Mais, faisant ici abstraction du côté purement religieux de leur activité, l’un et l’autre, le missionnaire catholique comme le missionnaire protestant, sont des philanthropes dans la meilleure acception du mot. Ils servent, chacun à sa manière, la plus noble des causes. s’ils remplissent la tâche qu'ils se sont librement imposée, ils auront bien mérité de l’humanité.
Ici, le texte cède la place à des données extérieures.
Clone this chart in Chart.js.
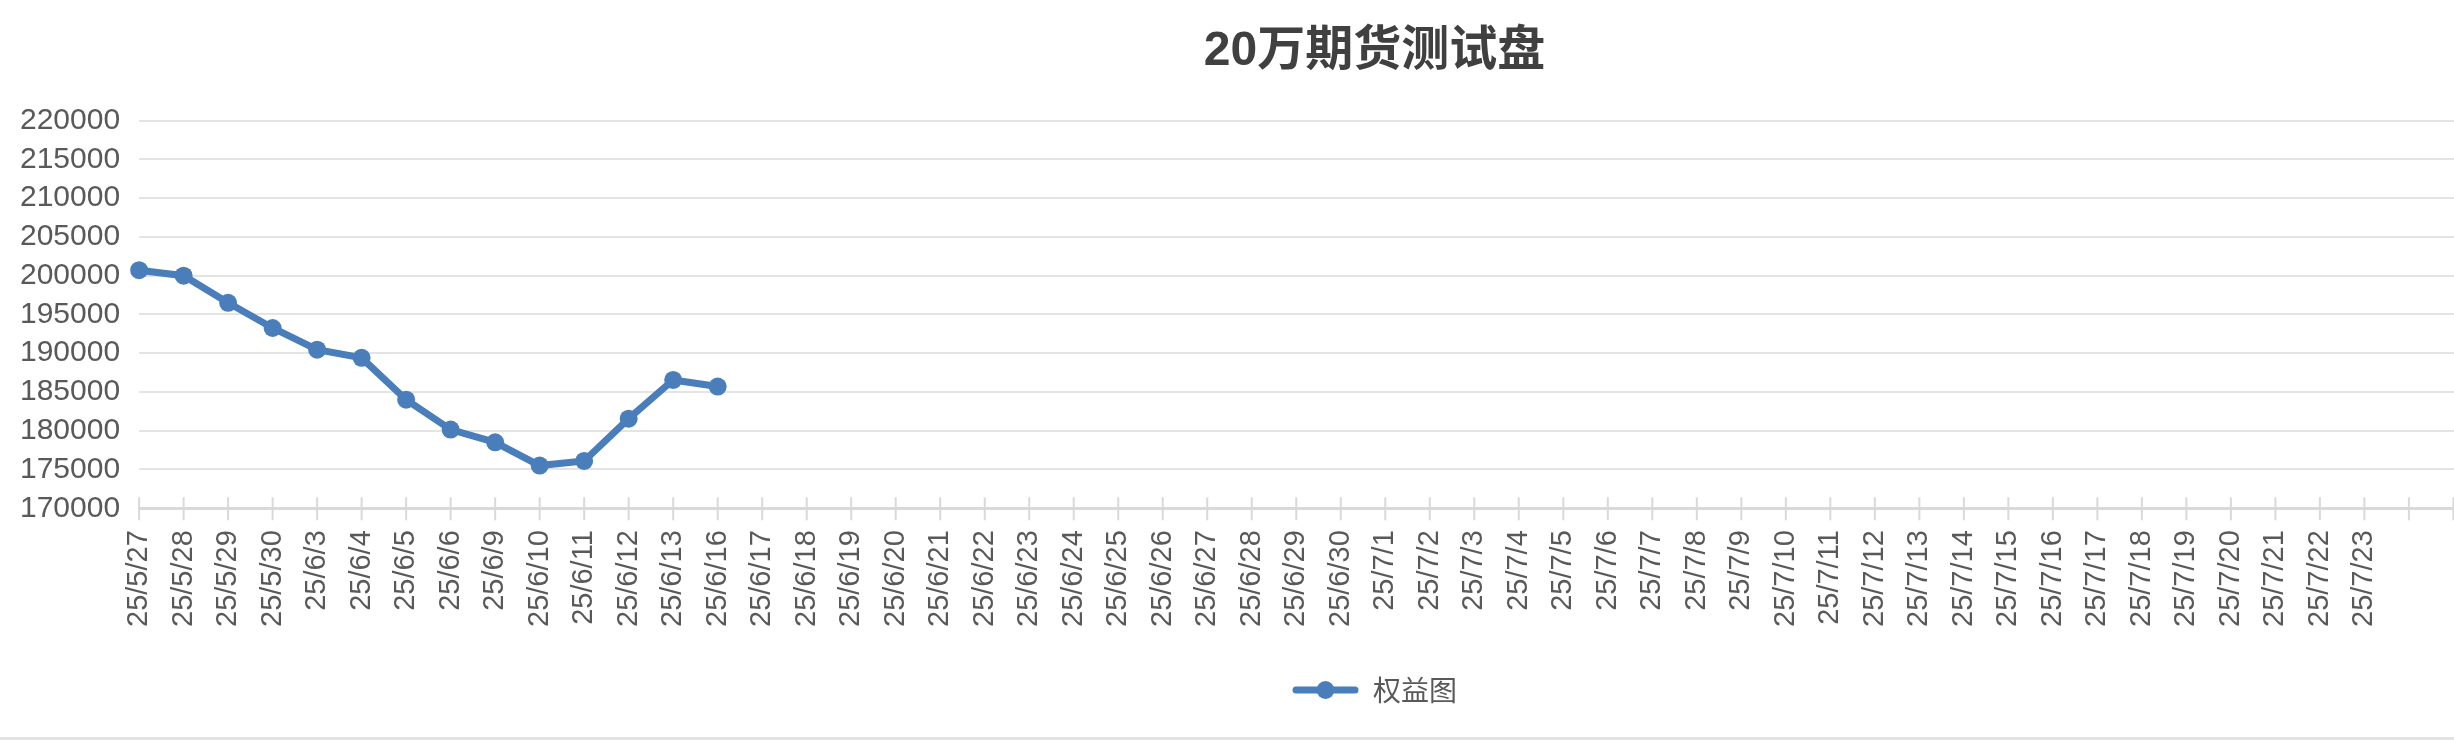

28 (29) Juin. — Nous étions, le capitaine Bridge et moi, à notre dernier dîner, lorsqu'on vint annoncer la Cité de Sydney. La voilà en vue, montrant des signaux concertés à Sydney ; elle double West-Cape et s’arrête à un demi-mille de l’Espiègle. C'est la crise de ma navigation dans le Pacifique. Au carré des officiers, on avait souvent discuté la question de savoir si on réussirait à rencontrer le steamer américain, ce qui dépendait de l’état de l’atmosphère ; si on pourrait me transporter à son bord, ce qui dépendait de l’état de la mer. l’atmosphère était claire, mais la mer houleuse. Après de rapides adieux qui me furent pénibles, on nous mit dans la baleinière du capitaine, qui fut affalée avec les précautions voulues. C'était encore le premier lieutenant, M. Lowry, qui tenait le gouvernail.

  1. Je parle ici des missions et non du clergé diocésain, qui, dans les colonies anglaises, se compose presque exclusivement de prêtres irlandais.